Marine Link
Wednesday, January 15, 2025

What Keeps Business Leaders Awake at Night?

Maritime Activity Reports, Inc.

January 15, 2025

© Gorodenkoff / Adobe Stock

© Gorodenkoff / Adobe Stock

Cyber, business interruption and natural catastrophes are the risks of most concern for businesses globally according to the Allianz Risk Barometer 2025 - as voted for by a record 3,778 risk management experts from 106 countries and territories.

Cyber incidents (38% of responses, a record 7% points ahead) consolidates its position as the most important risk.

The risk impact of new technologies and developments in artificial intelligence (AI) is a new entrant in the top 10 global risks at #10.

Closely interlinked to cyber, business interruption is ranked #2 (31%), just ahead of another related risk, natural catastrophes at #3 (29%).

Climate change is another standout result in 2025. It is the biggest mover in the top 10 risks globally, climbing two places to #5 (19%), achieving its highest ever position in the 14 years of the survey.

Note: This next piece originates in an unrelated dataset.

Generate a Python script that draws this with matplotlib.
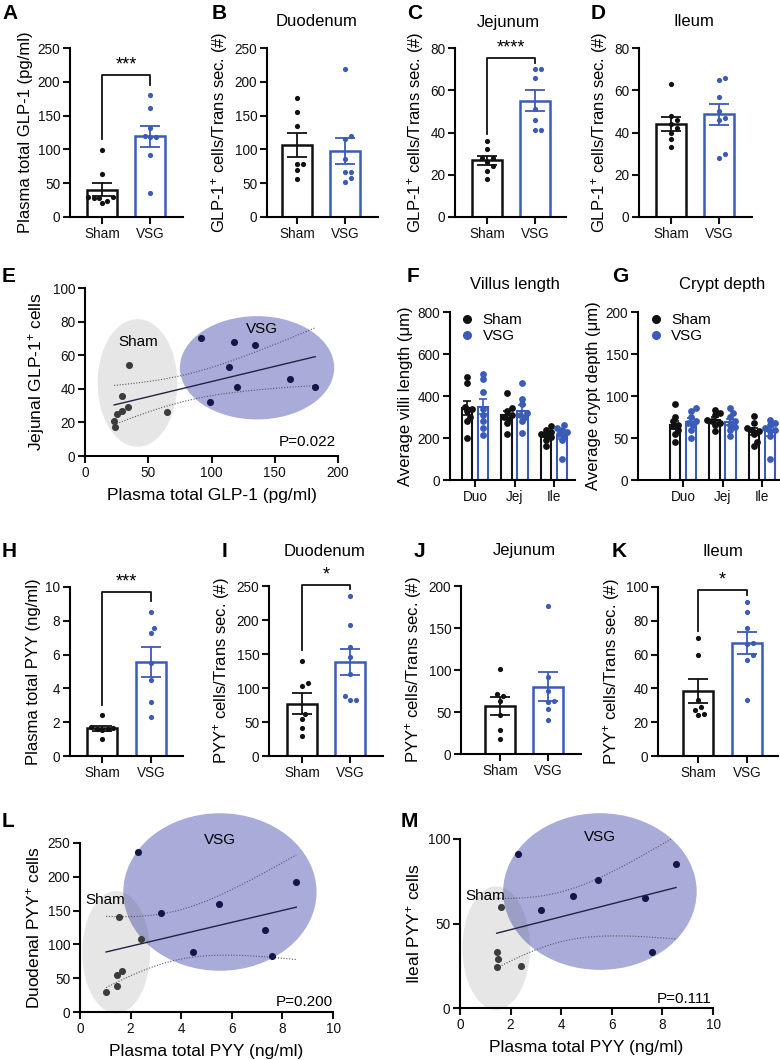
import numpy as np
import matplotlib
matplotlib.use("Agg")
import matplotlib.pyplot as plt
from matplotlib.patches import Ellipse
from matplotlib.lines import Line2D

plt.rcParams["font.family"] = ["Liberation Sans", "DejaVu Sans"]
plt.rcParams["mathtext.fontset"] = "custom"
plt.rcParams["mathtext.rm"] = "Liberation Sans"
plt.rcParams["mathtext.default"] = "regular"

# ---------------- datos ----------------
groups = ["Sham", "VSG"]
segments = ["Duo", "Jej", "Ile"]

# A: GLP-1 plasmatico (pg/ml)
glp1_plasma_sham = [99, 63, 30, 29, 28, 28, 24, 21]
glp1_plasma_vsg = [181, 161, 132, 120, 119, 118, 91, 35]
# B-D: celulas GLP-1+ por seccion
glp1_duo_sham = [176, 155, 134, 78, 78, 70, 56]
glp1_duo_vsg = [219, 120, 116, 86, 66, 66, 58, 52]
glp1_jej_sham = [36, 32, 28, 28, 26, 24, 22, 18]
glp1_jej_vsg = [70, 70, 66, 51, 46, 41, 41]
glp1_ile_sham = [63, 48, 46, 44, 42, 40, 37, 33]
glp1_ile_vsg = [66, 65, 57, 50, 47, 46, 30, 28]

# E: correlacion GLP-1 plasmatico vs celulas yeyunales
e_sham_x = [35, 29.5, 33.7, 29.5, 25.5, 23, 24, 64.5]
e_sham_y = [54, 36, 29, 27, 25, 21, 17, 26]
e_vsg_x = [92, 118, 134, 114, 120, 99, 162, 182]
e_vsg_y = [70, 68, 66, 53, 41, 32, 46, 41]

# F: longitud de vellosidad (um), por segmento
villus_sham = [[490, 460, 350, 340, 330, 300, 280, 200],
               [415, 345, 330, 310, 300, 290, 270, 220],
               [255, 240, 230, 220, 215, 205, 190, 160]]
villus_vsg = [[505, 480, 420, 340, 310, 280, 250, 215],
              [460, 385, 360, 320, 310, 300, 280, 225],
              [260, 250, 240, 230, 220, 210, 190, 100]]
# G: profundidad de cripta (um)
crypt_sham = [[91, 75, 70, 66, 64, 60, 55, 45],
              [83, 80, 77, 72, 70, 68, 65, 58],
              [76, 68, 62, 60, 58, 55, 45, 40]]
crypt_vsg = [[86, 82, 75, 70, 68, 65, 60, 50],
             [86, 80, 75, 70, 66, 63, 60, 52],
             [72, 68, 65, 62, 60, 58, 52, 25]]

# H: PYY plasmatico (ng/ml)
pyy_plasma_sham = [2.4, 1.7, 1.65, 1.6, 1.6, 1.55, 1.0]
pyy_plasma_vsg = [8.5, 7.6, 7.3, 5.5, 4.5, 3.2, 2.3]
# I-K: celulas PYY+ por seccion
pyy_duo_sham = [140, 108, 103, 62, 55, 41, 30]
pyy_duo_vsg = [235, 192, 160, 145, 121, 88, 83, 82]
pyy_jej_sham = [101, 72, 69, 63, 46, 29, 18]
pyy_jej_vsg = [176, 92, 75, 63, 62, 53, 41]
pyy_ile_sham = [70, 60, 33, 29, 27, 25, 24]
pyy_ile_vsg = [91, 85, 76, 67, 66, 59.5, 57, 33]

# L: PYY plasmatico vs celulas duodenales
l_sham_x = [1.54, 2.41, 1.65, 1.45, 1.45, 1.03]
l_sham_y = [141, 108, 61, 55, 39, 30]
l_vsg_x = [2.31, 3.2, 5.48, 8.55, 7.3, 4.45, 7.6]
l_vsg_y = [236, 146, 160, 193, 122, 89, 83]
# M: PYY plasmatico vs celulas ileales
m_sham_x = [1.62, 1.45, 1.52, 1.47, 2.4]
m_sham_y = [60, 33, 29, 24, 25]
m_vsg_x = [2.28, 3.2, 4.45, 5.47, 8.54, 7.3, 7.59]
m_vsg_y = [91, 58, 66, 76, 85, 65, 33]

# ---------------- estilo ----------------
BLACK = "#111111"
BLUE = "#3a5bb8"
DARK = "#3c3c3c"
NAVY = "#15154a"
BLUE_ELL = "#a9acd9"

W, H = 780, 1060
fig = plt.figure(figsize=(W / 100, H / 100), dpi=100)


def add_ax(l, t, r, b):
    """Crea ejes a partir de una caja en pixeles (izq, arriba, der, abajo)."""
    ax = fig.add_axes([l / W, 1 - b / H, (r - l) / W, (b - t) / H])
    ax.spines[["top", "right"]].set_visible(False)
    for s in ["left", "bottom"]:
        ax.spines[s].set_linewidth(1.5)
    ax.tick_params(width=1.5, length=5, labelsize=9.8, pad=2, colors=BLACK)
    ax.set_facecolor("none")
    return ax


def swarm(ax, center, vals, dot_px):
    """Posiciones x tipo 'enjambre' para que los puntos no se pisen."""
    vals = np.asarray(vals, float)
    pts = ax.transData.transform(np.column_stack([np.full(len(vals), center), vals]))
    x0 = pts[0, 0]
    inv = ax.transData.inverted()
    cands = [0.0]
    for k in range(1, 10):
        cands += [k * 0.5 * dot_px, -k * 0.5 * dot_px]
    placed = []
    xs = np.zeros(len(vals))
    for i in np.argsort(pts[:, 1]):
        y = pts[i, 1]
        for xo in cands:
            if all((xo - px) ** 2 + (y - py) ** 2 >= (dot_px * 0.95) ** 2 for px, py in placed):
                break
        placed.append((xo, y))
        xs[i] = inv.transform([[x0 + xo, y]])[0, 0]
    return xs


def sem(v):
    v = np.asarray(v, float)
    return v.std(ddof=1) / np.sqrt(len(v))


def fig_text(x, y, s, **kw):
    """Texto en coordenadas de pixel de la figura."""
    fig.text(x / W, 1 - y / H, s, **kw)


def bar_panel(box, sham, vsg, ylim, yticks, ylabel, bracket=None):
    l, t, r, b, s, v = box
    ax = add_ax(l, t, r, b)
    d = v - s
    ax.set_xlim((l - s) / d, (r - s) / d)
    ax.set_ylim(*ylim)
    ax.set_yticks(yticks)
    ax.set_xticks([0, 1])
    ax.set_xticklabels(groups)
    ax.set_ylabel(ylabel, fontsize=12, labelpad=3)
    for i, (vals, col) in enumerate([(sham, BLACK), (vsg, BLUE)]):
        m = np.mean(vals)
        ax.bar(i, m, width=30 / d, facecolor="white", edgecolor=col, linewidth=1.8, zorder=2)
        ax.errorbar(i, m, yerr=sem(vals), color=col, capsize=7, elinewidth=1.3,
                    capthick=1.3, zorder=4)
        xs = swarm(ax, i, vals, 5.5)
        ax.scatter(xs, vals, s=14, color=col, zorder=5, linewidths=0)
    if bracket:
        lb, top, rb, stars = bracket
        ax.plot([0, 0, 1, 1], [lb, top, top, rb], color=BLACK, lw=1.3, clip_on=False)
        ax.annotate(stars, (0.5, top), xytext=(0, 1), textcoords="offset points",
                    ha="center", va="bottom", fontsize=13, annotation_clip=False)
    return ax


def group_panel(box, sham, vsg, ylim, yticks, ylabel):
    l, t, r, b, g0, dg = box
    ax = add_ax(l, t, r, b)
    ax.set_xlim((l - g0) / dg, (r - g0) / dg)
    ax.set_ylim(*ylim)
    ax.set_yticks(yticks)
    ax.set_xticks(range(len(segments)))
    ax.set_xticklabels(segments)
    ax.set_ylabel(ylabel, fontsize=12, labelpad=3)
    for j in range(len(segments)):
        for k, (vals, col) in enumerate([(sham[j], BLACK), (vsg[j], BLUE)]):
            x = j + (-0.2 if k == 0 else 0.2)
            m = np.mean(vals)
            ax.bar(x, m, width=0.27, facecolor="white", edgecolor=col, linewidth=1.5, zorder=2)
            ax.errorbar(x, m, yerr=sem(vals), color=col, capsize=3, elinewidth=1.2,
                        capthick=1.2, zorder=4)
            xs = swarm(ax, x, vals, 5)
            ax.scatter(xs, vals, s=24, color=col, zorder=5, linewidths=0)
    handles = [Line2D([], [], marker="o", ls="", color=c, markersize=5.5) for c in (BLACK, BLUE)]
    ax.legend(handles, groups, loc="upper left", bbox_to_anchor=(0.03, 1.03), frameon=False,
              fontsize=11, handletextpad=0.5, labelspacing=0.15, borderaxespad=0,
              handlelength=1.0)
    return ax


def scatter_panel(box, sx, sy, vx, vy, xlim, ylim, xticks, yticks, xlabel, ylabel,
                  sham_ell, vsg_ell, sham_txt, vsg_txt, ptxt, tcrit):
    l, t, r, b = box
    ax = add_ax(l, t, r, b)
    ax.set_xlim(*xlim)
    ax.set_ylim(*ylim)
    ax.set_xticks(xticks)
    ax.set_yticks(yticks)
    ax.set_xlabel(xlabel, fontsize=12.5, labelpad=6)
    ax.set_ylabel(ylabel, fontsize=12.5, labelpad=4)
    # elipses de cada grupo (la gris semitransparente encima)
    (c, w, h) = vsg_ell
    ax.add_patch(Ellipse(c, w, h, facecolor=BLUE_ELL, edgecolor="none", zorder=0.5, clip_on=False))
    (c, w, h) = sham_ell
    ax.add_patch(Ellipse(c, w, h, facecolor="#404040", alpha=0.13, edgecolor="none",
                         zorder=0.6, clip_on=False))
    # regresion lineal con IC 95%
    x = np.array(sx + vx, float)
    y = np.array(sy + vy, float)
    n = len(x)
    slope, inter = np.polyfit(x, y, 1)
    resid = y - (slope * x + inter)
    s_err = np.sqrt(np.sum(resid ** 2) / (n - 2))
    sxx = np.sum((x - x.mean()) ** 2)
    xx = np.linspace(x.min(), x.max(), 100)
    yy = slope * xx + inter
    ci = tcrit * s_err * np.sqrt(1 / n + (xx - x.mean()) ** 2 / sxx)
    ax.plot(xx, yy, color="#222244", lw=1.0, zorder=2)
    ax.plot(xx, yy + ci, color="#555566", lw=0.8, ls=(0, (1, 1.5)), zorder=2)
    ax.plot(xx, yy - ci, color="#555566", lw=0.8, ls=(0, (1, 1.5)), zorder=2)
    ax.scatter(sx, sy, s=26, color=DARK, zorder=4, linewidths=0)
    ax.scatter(vx, vy, s=26, color=NAVY, zorder=4, linewidths=0)
    ax.text(*sham_txt, "Sham", fontsize=11, ha="center", va="center", zorder=3)
    ax.text(*vsg_txt, "VSG", fontsize=11, ha="center", va="center", zorder=3)
    ax.text(*ptxt, fontsize=11, ha="right", va="bottom", zorder=3)
    return ax


# ---------------- fila 1: A-D ----------------
glp_lab = "GLP-1$^{+}$ cells/Trans sec. (#)"
bar_panel((70, 48, 183, 217, 102, 150), glp1_plasma_sham, glp1_plasma_vsg,
          (0, 250), range(0, 251, 50), "Plasma total GLP-1 (pg/ml)",
          bracket=(115, 210, 195, "***"))
bar_panel((267, 48, 378, 217, 297, 345), glp1_duo_sham, glp1_duo_vsg,
          (0, 250), range(0, 251, 50), glp_lab)
bar_panel((455, 48, 566, 217, 487, 535), glp1_jej_sham, glp1_jej_vsg,
          (0, 80), range(0, 81, 20), glp_lab, bracket=(39.5, 75.2, 72.8, "****"))
bar_panel((639, 48, 752, 217, 671, 719), glp1_ile_sham, glp1_ile_vsg,
          (0, 80), range(0, 81, 20), glp_lab)

# ---------------- fila 2: E-G ----------------
scatter_panel((85, 288, 338, 456), e_sham_x, e_sham_y, e_vsg_x, e_vsg_y,
              (0, 200), (0, 100), range(0, 201, 50), range(0, 101, 20),
              "Plasma total GLP-1 (pg/ml)", "Jejunal GLP-1$^{+}$ cells",
              ((41.5, 43.5), 63, 76), ((136, 52.5), 122, 61.5),
              (42, 68), (140, 75.6), (198, 4, "P=0.022"), 2.145)
group_panel((450, 312, 575, 480, 475, 39.5), villus_sham, villus_vsg,
            (0, 800), range(0, 801, 200), "Average villi length (\u03bcm)")
group_panel((638, 312, 779, 480, 683, 39.5), crypt_sham, crypt_vsg,
            (0, 200), range(0, 201, 50), "Average crypt depth (\u03bcm)")

# ---------------- fila 3: H-K ----------------
pyy_lab = "PYY$^{+}$ cells/Trans sec. (#)"
bar_panel((70, 587, 183, 756, 102, 151), pyy_plasma_sham, pyy_plasma_vsg,
          (0, 10), range(0, 11, 2), "Plasma total PYY (ng/ml)",
          bracket=(3.0, 9.7, 9.2, "***"))
bar_panel((269, 586, 383, 756, 302, 350), pyy_duo_sham, pyy_duo_vsg,
          (0, 250), range(0, 251, 50), pyy_lab, bracket=(156, 251, 245, "*"))
bar_panel((461, 586, 581, 754, 500, 548), pyy_jej_sham, pyy_jej_vsg,
          (0, 200), range(0, 201, 50), pyy_lab)
bar_panel((658, 587, 778, 756, 698, 747), pyy_ile_sham, pyy_ile_vsg,
          (0, 100), range(0, 101, 20), pyy_lab, bracket=(74, 98.2, 95.3, "*"))

# ---------------- fila 4: L-M ----------------
scatter_panel((80, 843, 333, 1012), l_sham_x, l_sham_y, l_vsg_x, l_vsg_y,
              (0, 10), (0, 250), range(0, 11, 2), range(0, 251, 50),
              "Plasma total PYY (ng/ml)", "Duodenal PYY$^{+}$ cells",
              ((1.43, 88.5), 2.68, 181), ((5.53, 177.5), 7.64, 233),
              (1.0, 166), (5.53, 254), (10, 5, "P=0.200"), 2.201)
scatter_panel((460, 839, 713, 1008), m_sham_x, m_sham_y, m_vsg_x, m_vsg_y,
              (0, 10), (0, 100), range(0, 11, 2), range(0, 101, 50),
              "Plasma total PYY (ng/ml)", "Ileal PYY$^{+}$ cells",
              ((1.43, 35.5), 2.67, 73), ((5.53, 68.9), 7.65, 92.7),
              (0.99, 66), (5.53, 101), (9.95, 1, "P=0.111"), 2.228)

# titulos de panel
for (x, y, s) in [(317, 22, "Duodenum"), (508, 22, "Jejunum"), (694, 22, "Ileum"),
                  (515, 285, "Villus length"), (722, 285, "Crypt depth"),
                  (325, 551, "Duodenum"), (524, 551, "Jejunum"), (723, 551, "Ileum")]:
    fig_text(x, y, s, fontsize=12, ha="center", va="center")

# letras de panel
for (x, y, s) in [(2, 4, "A"), (212, 4, "B"), (407, 4, "C"), (591, 4, "D"),
                  (2, 267, "E"), (407, 267, "F"), (612, 267, "G"),
                  (2, 542, "H"), (222, 542, "I"), (414, 542, "J"), (612, 542, "K"),
                  (2, 812, "L"), (401, 812, "M")]:
    fig_text(x, y, s, fontsize=15, fontweight="bold", va="top", ha="left")

fig.savefig("out.png", dpi=100)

As climate- and nature-related risks continue to rise, the financial implications will become increasingly pronounced, whether it concerns managing climate change transition risk, mounting costs from regulatory compliance on disclosing physical climate risks or operational disruptions caused by more extreme weather events and ecosystem degradation.

Reflecting regulatory developments for sustainability and emerging technologies, changes in legislation and regulation (25%) also drew a bigger response this year, retaining #4 globally.

“What stands out in this year’s Allianz Risk Barometer is the interconnectivity of the top risks. A change in one – or indeed a mitigating action – might have a knock-on effect on another, and another. Climate change, emerging technology, regulation and geopolitical risks are increasingly intertwined, resulting in a complex network of cause and effect,” says Michael Bruch, Global Head of Risk Advisory Services, Allianz Commercial.

“Extreme weather events such as the devastating floods seen in Spain last year, increasing geopolitical conflicts, as well as cyber incidents like the CrowdStrike outage, demonstrate the need to continue building greater resilience. Resilience will be the key topic going forward.

“Humans often have short memories, quickly forgetting past events and maintaining unchanged behaviors. Despite some valuable lessons learned from the pandemic, which led many businesses to adopt resilience measures, I worry that current global events and the cost-of-living crisis might cause resilience to lose its priority. In truth, resilience is more crucial now than ever.”